## [AIM]
From the very first line of the data to the line containing "-- (-#4,#5) -- (-#7,#5) -- (-#7,#6)", retype everything exactly, leaving the pictures behind.
╔══
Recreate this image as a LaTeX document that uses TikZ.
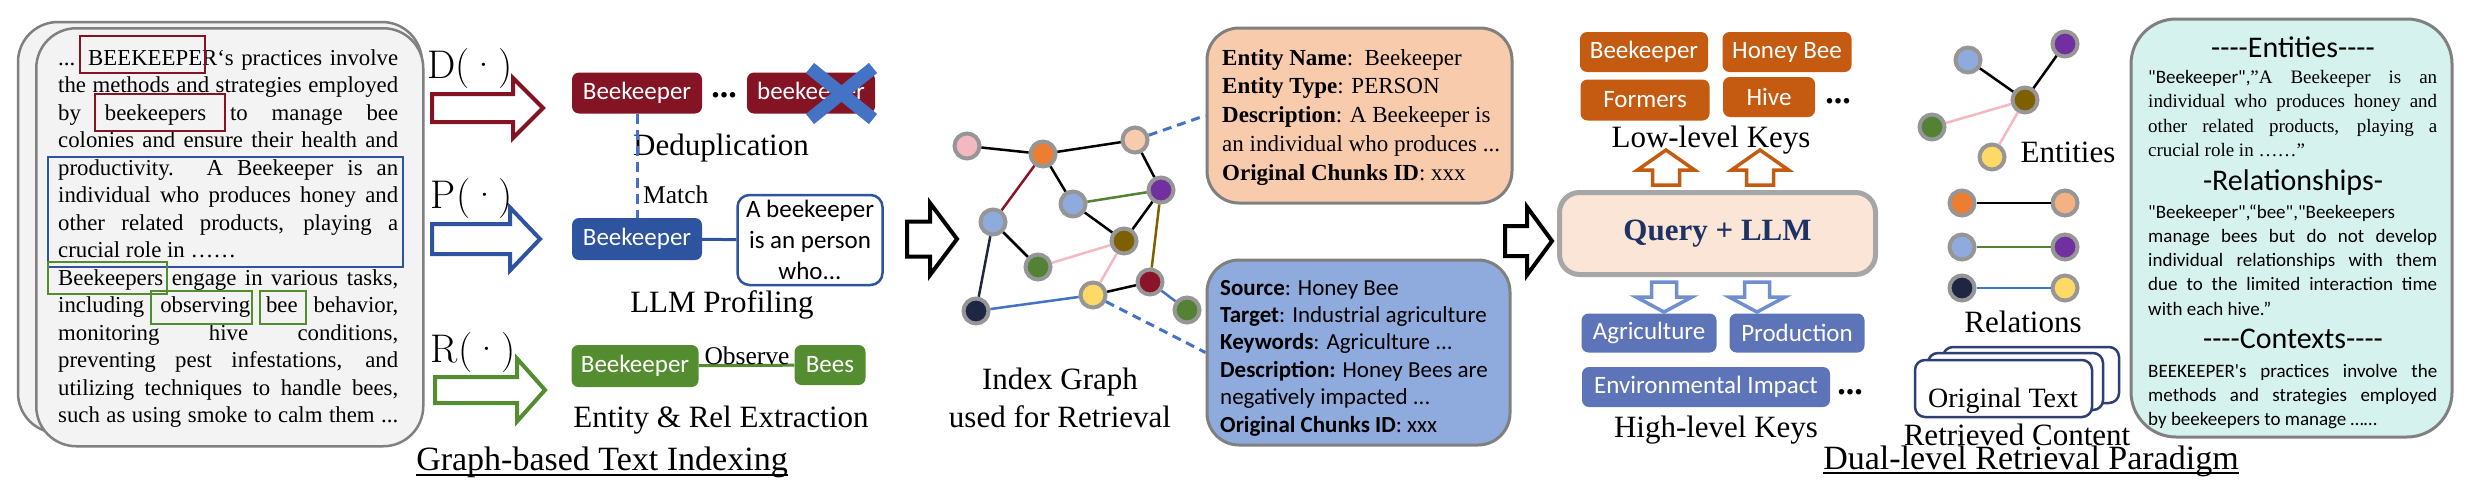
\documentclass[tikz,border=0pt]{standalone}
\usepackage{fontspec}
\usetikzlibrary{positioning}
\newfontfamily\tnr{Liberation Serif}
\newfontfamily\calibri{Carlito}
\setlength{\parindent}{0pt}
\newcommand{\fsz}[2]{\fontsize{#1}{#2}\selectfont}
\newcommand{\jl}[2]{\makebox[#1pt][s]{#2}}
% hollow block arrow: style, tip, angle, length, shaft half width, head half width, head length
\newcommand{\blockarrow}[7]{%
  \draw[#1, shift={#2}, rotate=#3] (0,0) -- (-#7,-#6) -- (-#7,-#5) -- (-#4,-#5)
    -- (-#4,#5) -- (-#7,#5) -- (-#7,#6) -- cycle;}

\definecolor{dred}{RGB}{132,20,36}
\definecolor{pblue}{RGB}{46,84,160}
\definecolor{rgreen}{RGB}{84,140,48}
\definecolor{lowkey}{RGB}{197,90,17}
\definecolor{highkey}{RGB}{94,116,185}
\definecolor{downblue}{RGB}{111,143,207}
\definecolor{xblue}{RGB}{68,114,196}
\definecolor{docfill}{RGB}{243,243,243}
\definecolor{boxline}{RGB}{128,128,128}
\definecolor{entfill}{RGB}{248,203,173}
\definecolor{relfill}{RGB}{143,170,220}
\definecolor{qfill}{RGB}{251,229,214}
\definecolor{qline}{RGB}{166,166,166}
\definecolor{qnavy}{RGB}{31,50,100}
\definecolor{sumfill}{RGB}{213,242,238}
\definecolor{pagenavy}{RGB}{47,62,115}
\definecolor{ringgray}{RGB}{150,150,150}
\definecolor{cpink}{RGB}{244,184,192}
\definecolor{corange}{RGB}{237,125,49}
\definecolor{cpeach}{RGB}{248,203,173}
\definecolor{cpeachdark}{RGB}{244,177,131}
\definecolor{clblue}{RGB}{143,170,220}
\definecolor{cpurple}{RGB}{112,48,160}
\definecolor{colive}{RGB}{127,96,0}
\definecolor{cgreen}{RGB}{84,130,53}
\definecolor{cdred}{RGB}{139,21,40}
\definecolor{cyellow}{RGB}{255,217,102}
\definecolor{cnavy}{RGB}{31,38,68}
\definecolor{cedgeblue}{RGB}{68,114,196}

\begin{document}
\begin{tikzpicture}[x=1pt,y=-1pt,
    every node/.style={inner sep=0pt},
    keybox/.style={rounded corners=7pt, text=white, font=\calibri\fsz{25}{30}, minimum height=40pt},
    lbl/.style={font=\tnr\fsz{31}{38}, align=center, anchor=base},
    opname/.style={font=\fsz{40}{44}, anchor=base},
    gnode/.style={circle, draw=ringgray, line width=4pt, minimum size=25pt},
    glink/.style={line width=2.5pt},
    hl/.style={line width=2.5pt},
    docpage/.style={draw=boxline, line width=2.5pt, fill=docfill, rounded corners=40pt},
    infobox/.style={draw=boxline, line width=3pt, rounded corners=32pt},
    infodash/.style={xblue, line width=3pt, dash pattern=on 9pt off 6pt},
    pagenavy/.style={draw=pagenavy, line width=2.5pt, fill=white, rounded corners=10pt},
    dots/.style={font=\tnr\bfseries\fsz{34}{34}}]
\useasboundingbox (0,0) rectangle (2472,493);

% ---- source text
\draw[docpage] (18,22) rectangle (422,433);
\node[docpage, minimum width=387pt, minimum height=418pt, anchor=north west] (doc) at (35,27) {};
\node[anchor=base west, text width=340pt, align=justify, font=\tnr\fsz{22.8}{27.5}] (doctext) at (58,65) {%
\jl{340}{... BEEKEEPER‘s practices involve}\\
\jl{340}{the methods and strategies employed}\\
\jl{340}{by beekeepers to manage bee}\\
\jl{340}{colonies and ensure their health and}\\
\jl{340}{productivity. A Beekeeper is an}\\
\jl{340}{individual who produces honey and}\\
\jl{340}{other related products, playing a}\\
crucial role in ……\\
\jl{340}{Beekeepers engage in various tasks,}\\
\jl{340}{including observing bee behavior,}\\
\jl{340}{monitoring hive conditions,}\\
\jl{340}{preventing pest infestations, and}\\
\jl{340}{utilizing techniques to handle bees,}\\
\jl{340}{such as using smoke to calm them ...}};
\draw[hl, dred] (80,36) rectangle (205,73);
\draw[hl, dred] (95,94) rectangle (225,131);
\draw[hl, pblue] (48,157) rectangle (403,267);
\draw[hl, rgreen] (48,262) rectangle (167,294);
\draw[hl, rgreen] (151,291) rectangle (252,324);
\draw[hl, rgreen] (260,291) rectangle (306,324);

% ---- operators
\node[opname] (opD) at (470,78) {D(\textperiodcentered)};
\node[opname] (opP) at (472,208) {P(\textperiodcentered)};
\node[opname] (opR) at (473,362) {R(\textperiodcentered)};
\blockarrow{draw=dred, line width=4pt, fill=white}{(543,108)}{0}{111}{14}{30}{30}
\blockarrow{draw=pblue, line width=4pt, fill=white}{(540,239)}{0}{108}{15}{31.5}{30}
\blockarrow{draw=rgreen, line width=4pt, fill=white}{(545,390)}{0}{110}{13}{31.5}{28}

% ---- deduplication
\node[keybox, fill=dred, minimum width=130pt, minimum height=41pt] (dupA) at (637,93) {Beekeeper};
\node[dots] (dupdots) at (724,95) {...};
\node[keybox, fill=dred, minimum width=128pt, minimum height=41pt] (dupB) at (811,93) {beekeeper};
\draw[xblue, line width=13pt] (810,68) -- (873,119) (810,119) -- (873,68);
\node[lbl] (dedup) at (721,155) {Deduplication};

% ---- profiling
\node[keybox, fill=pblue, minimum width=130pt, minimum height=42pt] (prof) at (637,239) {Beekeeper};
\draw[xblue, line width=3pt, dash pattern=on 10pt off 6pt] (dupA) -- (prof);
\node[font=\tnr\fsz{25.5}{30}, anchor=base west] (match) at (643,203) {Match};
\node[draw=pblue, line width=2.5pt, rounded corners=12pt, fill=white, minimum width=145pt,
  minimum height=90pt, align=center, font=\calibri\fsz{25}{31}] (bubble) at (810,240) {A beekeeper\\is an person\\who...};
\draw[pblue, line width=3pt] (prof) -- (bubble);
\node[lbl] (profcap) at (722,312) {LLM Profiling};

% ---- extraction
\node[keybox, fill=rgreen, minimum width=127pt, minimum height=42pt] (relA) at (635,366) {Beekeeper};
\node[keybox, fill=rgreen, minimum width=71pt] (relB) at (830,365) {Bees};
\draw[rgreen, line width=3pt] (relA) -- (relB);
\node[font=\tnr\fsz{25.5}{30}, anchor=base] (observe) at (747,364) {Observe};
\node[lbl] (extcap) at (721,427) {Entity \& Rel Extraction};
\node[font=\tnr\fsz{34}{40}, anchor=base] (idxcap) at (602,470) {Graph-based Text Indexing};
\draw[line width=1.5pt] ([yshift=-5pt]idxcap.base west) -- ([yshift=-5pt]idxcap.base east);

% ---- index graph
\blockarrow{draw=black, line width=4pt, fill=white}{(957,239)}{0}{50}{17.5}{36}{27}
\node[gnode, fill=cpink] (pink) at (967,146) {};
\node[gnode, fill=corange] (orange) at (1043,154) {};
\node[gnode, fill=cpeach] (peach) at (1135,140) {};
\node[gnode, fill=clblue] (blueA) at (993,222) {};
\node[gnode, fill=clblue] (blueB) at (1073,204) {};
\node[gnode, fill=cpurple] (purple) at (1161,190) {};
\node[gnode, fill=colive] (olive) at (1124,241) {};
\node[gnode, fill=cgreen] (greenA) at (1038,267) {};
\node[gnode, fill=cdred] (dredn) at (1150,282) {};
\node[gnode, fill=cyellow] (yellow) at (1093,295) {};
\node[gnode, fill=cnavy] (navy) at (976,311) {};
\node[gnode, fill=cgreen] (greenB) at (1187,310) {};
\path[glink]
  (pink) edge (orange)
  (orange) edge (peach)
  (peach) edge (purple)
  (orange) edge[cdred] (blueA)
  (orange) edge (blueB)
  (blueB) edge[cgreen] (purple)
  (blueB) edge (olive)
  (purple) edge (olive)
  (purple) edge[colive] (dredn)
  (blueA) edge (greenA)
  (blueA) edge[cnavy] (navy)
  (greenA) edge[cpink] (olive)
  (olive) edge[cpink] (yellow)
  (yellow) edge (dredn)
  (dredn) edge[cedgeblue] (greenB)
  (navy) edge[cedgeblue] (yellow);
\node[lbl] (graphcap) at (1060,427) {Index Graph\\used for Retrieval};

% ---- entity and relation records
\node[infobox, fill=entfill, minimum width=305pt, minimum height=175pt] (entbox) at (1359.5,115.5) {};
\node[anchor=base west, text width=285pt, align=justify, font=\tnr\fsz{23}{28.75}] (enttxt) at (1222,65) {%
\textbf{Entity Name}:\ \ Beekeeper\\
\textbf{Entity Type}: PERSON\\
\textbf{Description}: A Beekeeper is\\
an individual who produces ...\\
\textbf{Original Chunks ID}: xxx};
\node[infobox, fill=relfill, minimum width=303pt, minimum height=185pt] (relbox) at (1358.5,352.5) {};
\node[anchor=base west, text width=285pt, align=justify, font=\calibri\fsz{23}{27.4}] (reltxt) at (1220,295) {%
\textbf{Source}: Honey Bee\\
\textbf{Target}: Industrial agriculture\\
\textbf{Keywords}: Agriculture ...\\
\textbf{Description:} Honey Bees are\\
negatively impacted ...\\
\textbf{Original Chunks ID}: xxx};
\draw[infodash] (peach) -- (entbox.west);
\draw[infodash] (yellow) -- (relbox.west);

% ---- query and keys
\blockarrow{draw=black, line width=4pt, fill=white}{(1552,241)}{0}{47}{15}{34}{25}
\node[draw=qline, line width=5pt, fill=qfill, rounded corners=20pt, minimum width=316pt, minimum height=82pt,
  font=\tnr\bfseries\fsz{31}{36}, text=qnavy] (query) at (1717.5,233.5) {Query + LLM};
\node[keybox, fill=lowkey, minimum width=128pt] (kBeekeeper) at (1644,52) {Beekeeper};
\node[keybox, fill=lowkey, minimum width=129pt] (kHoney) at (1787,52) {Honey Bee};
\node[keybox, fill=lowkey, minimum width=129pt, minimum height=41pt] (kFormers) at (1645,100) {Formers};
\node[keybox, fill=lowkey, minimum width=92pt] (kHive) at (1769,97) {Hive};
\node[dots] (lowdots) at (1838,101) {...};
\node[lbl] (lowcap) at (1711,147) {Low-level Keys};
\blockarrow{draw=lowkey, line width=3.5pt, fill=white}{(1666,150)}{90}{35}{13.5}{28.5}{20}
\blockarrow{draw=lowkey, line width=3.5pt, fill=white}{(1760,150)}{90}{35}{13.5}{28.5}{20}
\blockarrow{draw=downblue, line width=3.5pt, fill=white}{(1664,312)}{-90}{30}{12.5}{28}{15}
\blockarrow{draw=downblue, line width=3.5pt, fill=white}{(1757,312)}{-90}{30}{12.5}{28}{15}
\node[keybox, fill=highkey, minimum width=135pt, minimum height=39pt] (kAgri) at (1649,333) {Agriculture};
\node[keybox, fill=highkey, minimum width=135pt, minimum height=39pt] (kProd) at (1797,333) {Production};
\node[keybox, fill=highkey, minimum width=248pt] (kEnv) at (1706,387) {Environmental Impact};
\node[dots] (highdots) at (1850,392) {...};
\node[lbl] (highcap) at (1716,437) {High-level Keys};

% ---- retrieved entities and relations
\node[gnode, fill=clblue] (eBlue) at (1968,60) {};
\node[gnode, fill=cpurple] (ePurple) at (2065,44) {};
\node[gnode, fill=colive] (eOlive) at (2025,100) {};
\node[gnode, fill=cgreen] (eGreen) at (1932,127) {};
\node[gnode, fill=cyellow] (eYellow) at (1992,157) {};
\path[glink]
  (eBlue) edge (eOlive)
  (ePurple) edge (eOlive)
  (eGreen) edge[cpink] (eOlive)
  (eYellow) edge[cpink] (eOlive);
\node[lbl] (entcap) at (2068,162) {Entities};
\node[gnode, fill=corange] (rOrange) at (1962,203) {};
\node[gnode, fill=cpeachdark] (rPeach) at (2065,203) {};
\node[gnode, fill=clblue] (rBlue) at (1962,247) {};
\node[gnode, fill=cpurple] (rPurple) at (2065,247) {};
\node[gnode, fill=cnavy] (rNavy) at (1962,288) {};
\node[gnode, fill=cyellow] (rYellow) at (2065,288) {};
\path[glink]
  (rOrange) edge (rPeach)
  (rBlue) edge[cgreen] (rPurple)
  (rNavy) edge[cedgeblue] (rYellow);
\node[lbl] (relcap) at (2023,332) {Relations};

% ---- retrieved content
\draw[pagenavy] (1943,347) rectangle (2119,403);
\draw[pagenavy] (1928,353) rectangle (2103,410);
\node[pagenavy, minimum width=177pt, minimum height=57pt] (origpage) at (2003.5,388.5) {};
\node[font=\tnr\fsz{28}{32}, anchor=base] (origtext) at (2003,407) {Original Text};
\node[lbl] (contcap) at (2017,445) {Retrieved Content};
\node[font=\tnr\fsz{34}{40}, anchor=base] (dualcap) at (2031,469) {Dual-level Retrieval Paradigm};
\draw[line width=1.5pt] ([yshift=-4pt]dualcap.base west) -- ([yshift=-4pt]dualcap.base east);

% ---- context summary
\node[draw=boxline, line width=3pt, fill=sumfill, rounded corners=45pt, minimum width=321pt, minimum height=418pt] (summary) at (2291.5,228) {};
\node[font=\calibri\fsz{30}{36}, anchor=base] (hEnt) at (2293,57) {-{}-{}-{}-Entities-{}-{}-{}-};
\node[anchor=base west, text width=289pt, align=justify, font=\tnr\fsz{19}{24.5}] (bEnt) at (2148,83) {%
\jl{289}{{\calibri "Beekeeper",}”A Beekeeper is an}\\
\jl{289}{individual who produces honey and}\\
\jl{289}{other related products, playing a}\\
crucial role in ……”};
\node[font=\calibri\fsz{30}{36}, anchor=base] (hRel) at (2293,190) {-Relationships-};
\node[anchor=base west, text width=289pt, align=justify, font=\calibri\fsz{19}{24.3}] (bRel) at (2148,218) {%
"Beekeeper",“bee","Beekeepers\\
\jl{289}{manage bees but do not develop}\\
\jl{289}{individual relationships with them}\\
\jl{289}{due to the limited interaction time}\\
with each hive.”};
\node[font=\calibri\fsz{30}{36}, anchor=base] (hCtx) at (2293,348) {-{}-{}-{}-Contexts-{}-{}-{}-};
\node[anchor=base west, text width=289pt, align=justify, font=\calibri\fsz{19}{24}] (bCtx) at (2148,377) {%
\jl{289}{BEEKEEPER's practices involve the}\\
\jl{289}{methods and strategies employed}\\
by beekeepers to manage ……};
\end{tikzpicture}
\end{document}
╚══
## [CORRECT RESULT]
Recreate this image as a LaTeX document that uses TikZ.
\documentclass[tikz,border=0pt]{standalone}
\usepackage{fontspec}
\usetikzlibrary{positioning}
\newfontfamily\tnr{Liberation Serif}
\newfontfamily\calibri{Carlito}
\setlength{\parindent}{0pt}
\newcommand{\fsz}[2]{\fontsize{#1}{#2}\selectfont}
\newcommand{\jl}[2]{\makebox[#1pt][s]{#2}}
% hollow block arrow: style, tip, angle, length, shaft half width, head half width, head length
\newcommand{\blockarrow}[7]{%
  \draw[#1, shift={#2}, rotate=#3] (0,0) -- (-#7,-#6) -- (-#7,-#5) -- (-#4,-#5)
    -- (-#4,#5) -- (-#7,#5) -- (-#7,#6) -- cycle;}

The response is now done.